* **MATERIAL PROVIDED**

■ ■ ■

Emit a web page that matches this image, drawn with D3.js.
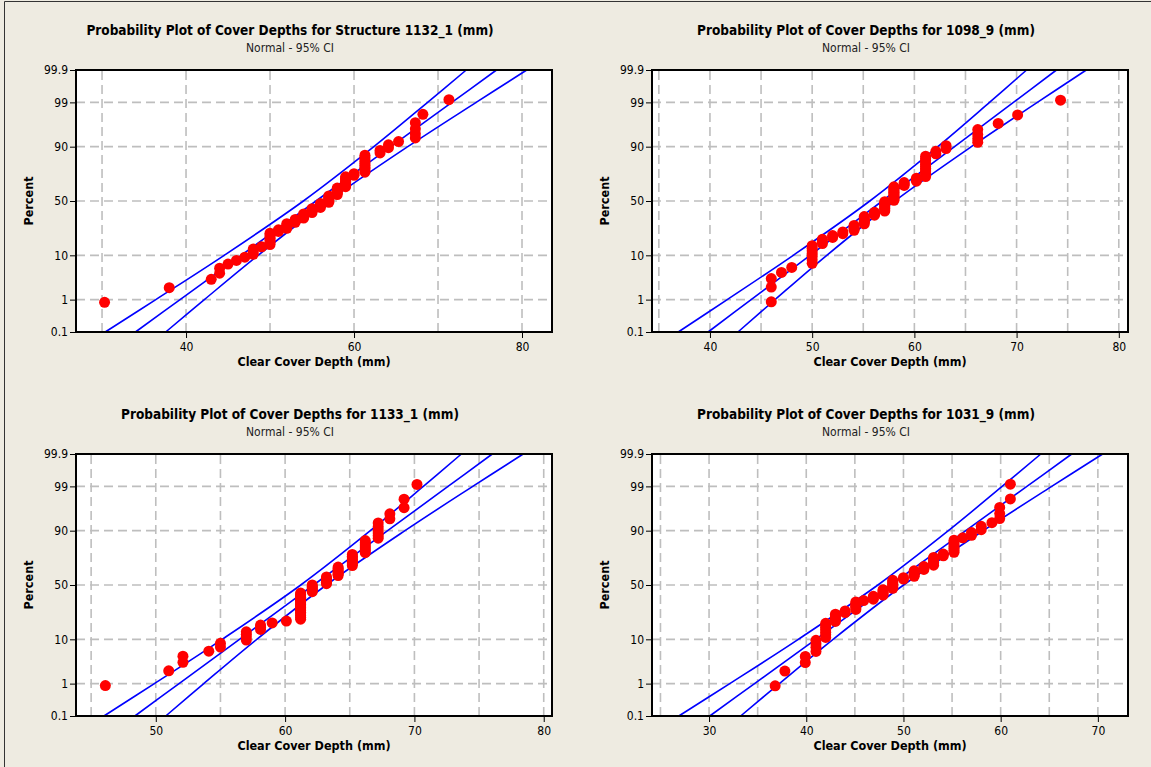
<!DOCTYPE html>
<html><head><meta charset="utf-8">
<script src="https://cdn.jsdelivr.net/npm/d3@7"></script>
<style>
html,body{margin:0;padding:0;background:#EEEBE1;}
svg{display:block;}
text{font-family:"DejaVu Sans Condensed","DejaVu Sans",sans-serif;font-stretch:condensed;fill:#000;}
</style></head><body>
<svg id="chart" width="1151" height="767"></svg>
<script>
// ---------- shared labels ----------
const percentTicks = [0.1, 1, 10, 50, 90, 99, 99.9];
const percentGrid = [1, 10, 50, 90, 99];
const subtitle = "Normal - 95% CI";
const xLabel = "Clear Cover Depth (mm)";
const yLabel = "Percent";
const titles = [
  "Probability Plot of Cover Depths for Structure 1132_1 (mm)",
  "Probability Plot of Cover Depths for 1098_9 (mm)",
  "Probability Plot of Cover Depths for 1133_1 (mm)",
  "Probability Plot of Cover Depths for 1031_9 (mm)"
];

// ---------- panel 1 : 1132_1 ----------
const depths1 = [30.3,38,43,44,45,46,47,48,49,50,51,52,53,54,55,56,57,58,59,60,61.3,63.1,64.1,65.3,67.3,68.2,71.3];
const counts1 = [1,1,1,2,1,1,1,3,1,7,2,4,3,4,4,4,6,6,8,2,10,2,2,1,4,1,1];
const fit1   = [33.98,39.29,46.56,55.47,64.38,71.65,76.96];
const lower1 = [30.38,36.40,44.54,53.97,62.36,68.76,73.36];
const upper1 = [37.58,42.18,48.58,56.97,66.40,74.54,80.56];
const xGrid1 = [30,40,50,60,70,80];
const xLabels1 = [40,60,80];

// ---------- panel 2 : 1098_9 ----------
const depths2 = [46,47,48,50,51,52,53,54.1,55.1,56.1,57.1,58,59,60.2,61.1,62.1,63.1,66.2,68.2,70.1,74.3];
const counts2 = [3,1,1,7,3,2,2,4,6,3,8,11,3,3,12,2,2,4,1,1,1];
const fit2   = [39.82,44.03,49.79,56.86,63.93,69.69,73.90];
const lower2 = [36.90,41.69,48.15,55.64,62.29,67.35,70.98];
const upper2 = [42.74,46.37,51.43,58.08,65.57,72.03,76.82];
const xGrid2 = [35,40,45,50,55,60,65,70,75,80];
const xLabels2 = [40,50,60,70,80];

// ---------- panel 3 : 1133_1 ----------
const depths3 = [46.1,51,52.1,54.1,55,57,58.1,59,60.1,61.2,62.1,63.2,64.1,65.2,66.2,67.2,68.1,69.2,70.2];
const counts3 = [1,1,2,1,2,4,3,1,1,18,6,6,7,8,7,6,2,2,1];
const fit3   = [48.38,51.80,56.47,62.20,67.93,72.60,76.02];
const lower3 = [45.99,49.89,55.13,61.21,66.59,70.69,73.63];
const upper3 = [50.77,53.71,57.81,63.19,69.27,74.51,78.41];
const xGrid3 = [45,50,55,60,65,70,75,80];
const xLabels3 = [50,60,70,80];

// ---------- panel 4 : 1031_9 ----------
const depths4 = [36.8,37.8,39.9,41,42,43,44,45.1,45.9,46.9,47.9,48.9,50,51.1,52.1,53.1,54.1,55.2,56.1,57,58,59.1,59.9,61];
const counts4 = [1,1,2,4,7,5,2,6,1,3,5,7,2,5,3,6,2,7,1,2,2,1,3,2];
const fit4   = [30.07,34.68,40.97,48.69,56.41,62.70,67.31];
const lower4 = [26.89,32.13,39.18,47.37,54.62,60.15,64.13];
const upper4 = [33.25,37.23,42.76,50.01,58.20,65.25,70.49];
const xGrid4 = [25,30,35,40,45,50,55,60,65,70];
const xLabels4 = [30,40,50,60,70];

// inverse standard normal CDF (Acklam)
function qnorm(p){
  const a=[-3.969683028665376e+01,2.209460984245205e+02,-2.759285104469687e+02,1.383577518672690e+02,-3.066479806614716e+01,2.506628277459239e+00];
  const b=[-5.447609879822406e+01,1.615858368580409e+02,-1.556989798598866e+02,6.680131188771972e+01,-1.328068155288572e+01];
  const c=[-7.784894002430293e-03,-3.223964580411365e-01,-2.400758277161838e+00,-2.549671010050803e+00,4.374664141464968e+00,2.938163982698783e+00];
  const d=[7.784695709041462e-03,3.224671290700398e-01,2.445134137142996e+00,3.754408661907416e+00];
  const pl=0.02425, ph=1-pl; let q,r;
  if(p<pl){q=Math.sqrt(-2*Math.log(p));return (((((c[0]*q+c[1])*q+c[2])*q+c[3])*q+c[4])*q+c[5])/((((d[0]*q+d[1])*q+d[2])*q+d[3])*q+1);}
  if(p<=ph){q=p-0.5;r=q*q;return (((((a[0]*r+a[1])*r+a[2])*r+a[3])*r+a[4])*r+a[5])*q/(((((b[0]*r+b[1])*r+b[2])*r+b[3])*r+b[4])*r+1);}
  q=Math.sqrt(-2*Math.log(1-p));return -(((((c[0]*q+c[1])*q+c[2])*q+c[3])*q+c[4])*q+c[5])/((((d[0]*q+d[1])*q+d[2])*q+d[3])*q+1);
}

const panels = [
  {ox:0,   oy:0,   title:titles[0], depths:depths1, counts:counts1, fit:fit1, lower:lower1, upper:upper1, xdom:[26.9,83.57], grid:xGrid1, labels:xLabels1},
  {ox:576, oy:0,   title:titles[1], depths:depths2, counts:counts2, fit:fit2, lower:lower2, upper:upper2, xdom:[34.33,80.9], grid:xGrid2, labels:xLabels2},
  {ox:0,   oy:384, title:titles[2], depths:depths3, counts:counts3, fit:fit3, lower:lower3, upper:upper3, xdom:[43.83,80.64], grid:xGrid3, labels:xLabels3},
  {ox:576, oy:384, title:titles[3], depths:depths4, counts:counts4, fit:fit4, lower:lower4, upper:upper4, xdom:[24.13,73.1], grid:xGrid4, labels:xLabels4}
];

const svg = d3.select("#chart");
svg.append("rect").attr("width",1151).attr("height",767).attr("fill","#EEEBE1");
// outer window frame
svg.append("line").attr("x1",4.5).attr("x2",4.5).attr("y1",1.5).attr("y2",767).attr("stroke","#333").attr("stroke-width",1);
svg.append("line").attr("x1",4.5).attr("x2",1151).attr("y1",1.5).attr("y2",1.5).attr("stroke","#333").attr("stroke-width",1);

const L=76, R=552, T=70, B=332;
const zmin = qnorm(0.001), zmax = qnorm(0.999);

panels.forEach((P,pi)=>{
  const g = svg.append("g").attr("transform",`translate(${P.ox},${P.oy})`);
  const x = d3.scaleLinear().domain(P.xdom).range([L,R]);
  const y = d3.scaleLinear().domain([zmin,zmax]).range([B,T]);

  g.append("text").attr("x",290).attr("y",35).attr("text-anchor","middle")
    .style("font-weight","bold").style("font-size","13.5px").text(P.title);
  g.append("text").attr("x",290).attr("y",52).attr("text-anchor","middle")
    .style("font-size","12px").style("fill","#222").text(subtitle);

  g.append("rect").attr("x",L).attr("y",T).attr("width",R-L).attr("height",B-T).attr("fill","#fff");

  // gridlines
  const grid = g.append("g").attr("stroke","#BEBEBE").attr("stroke-width",1.6).attr("stroke-dasharray","9,5");
  P.grid.forEach(v=>grid.append("line").attr("x1",x(v)).attr("x2",x(v)).attr("y1",B).attr("y2",T));
  percentGrid.forEach(p=>{const yy=y(qnorm(p/100)); grid.append("line").attr("x1",L).attr("x2",R).attr("y1",yy).attr("y2",yy);});

  // fit and CI lines
  const zs = percentTicks.map(p=>qnorm(p/100));
  const line = d3.line().x(d=>x(d[0])).y(d=>y(d[1])).curve(d3.curveCatmullRom.alpha(0.5));
  [P.lower,P.fit,P.upper].forEach(arr=>{
    g.append("path").datum(arr.map((v,i)=>[v,zs[i]])).attr("d",line)
      .attr("fill","none").attr("stroke","#0000FF").attr("stroke-width",1.6);
  });

  // points: expand values by counts, median ranks (Benard)
  const vals = [];
  P.depths.forEach((v,i)=>{for(let k=0;k<P.counts[i];k++) vals.push(v);});
  const n = vals.length;
  const pts = vals.map((v,i)=>[v, qnorm((i+1-0.3)/(n+0.4))]);
  g.append("g").selectAll("circle").data(pts).join("circle")
    .attr("cx",d=>x(d[0])).attr("cy",d=>y(d[1])).attr("r",5.5).attr("fill","#FF0000");

  // frame
  g.append("rect").attr("x",L).attr("y",T).attr("width",R-L).attr("height",B-T)
    .attr("fill","none").attr("stroke","#000").attr("stroke-width",2);

  // axes
  const ya = g.append("g").attr("transform",`translate(${L-1},0)`)
    .call(d3.axisLeft(y).tickValues(zs).tickFormat((d,i)=>String(percentTicks[i])).tickSize(5).tickPadding(2));
  ya.select(".domain").remove();
  ya.selectAll("text").style("font-size","12px").style("font-family",null);
  ya.selectAll("line").attr("stroke","#000");

  const xa = g.append("g").attr("transform",`translate(0,${B+1})`)
    .call(d3.axisBottom(x).tickValues(P.labels).tickSize(5).tickPadding(4));
  xa.select(".domain").remove();
  xa.selectAll("text").style("font-size","12px").style("font-family",null);
  xa.selectAll("line").attr("stroke","#000");
  ya.attr("font-family",null); xa.attr("font-family",null);

  g.append("text").attr("x",(L+R)/2).attr("y",366).attr("text-anchor","middle")
    .style("font-weight","bold").style("font-size","12.5px").text(xLabel);
  g.append("text").attr("transform",`translate(33,${(T+B)/2}) rotate(-90)`).attr("text-anchor","middle")
    .style("font-weight","bold").style("font-size","12.5px").text(yLabel);
});
</script>
</body></html>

■ ■ ■

From the first line above to the line containing "const xLabels1 = [40,60,80];", repeat each line exactly. Pictures stay out.

* **EXERCISE ANSWER**
Emit a web page that matches this image, drawn with D3.js.
<!DOCTYPE html>
<html><head><meta charset="utf-8">
<script src="https://cdn.jsdelivr.net/npm/d3@7"></script>
<style>
html,body{margin:0;padding:0;background:#EEEBE1;}
svg{display:block;}
text{font-family:"DejaVu Sans Condensed","DejaVu Sans",sans-serif;font-stretch:condensed;fill:#000;}
</style></head><body>
<svg id="chart" width="1151" height="767"></svg>
<script>
// ---------- shared labels ----------
const percentTicks = [0.1, 1, 10, 50, 90, 99, 99.9];
const percentGrid = [1, 10, 50, 90, 99];
const subtitle = "Normal - 95% CI";
const xLabel = "Clear Cover Depth (mm)";
const yLabel = "Percent";
const titles = [
  "Probability Plot of Cover Depths for Structure 1132_1 (mm)",
  "Probability Plot of Cover Depths for 1098_9 (mm)",
  "Probability Plot of Cover Depths for 1133_1 (mm)",
  "Probability Plot of Cover Depths for 1031_9 (mm)"
];

// ---------- panel 1 : 1132_1 ----------
const depths1 = [30.3,38,43,44,45,46,47,48,49,50,51,52,53,54,55,56,57,58,59,60,61.3,63.1,64.1,65.3,67.3,68.2,71.3];
const counts1 = [1,1,1,2,1,1,1,3,1,7,2,4,3,4,4,4,6,6,8,2,10,2,2,1,4,1,1];
const fit1   = [33.98,39.29,46.56,55.47,64.38,71.65,76.96];
const lower1 = [30.38,36.40,44.54,53.97,62.36,68.76,73.36];
const upper1 = [37.58,42.18,48.58,56.97,66.40,74.54,80.56];
const xGrid1 = [30,40,50,60,70,80];
const xLabels1 = [40,60,80];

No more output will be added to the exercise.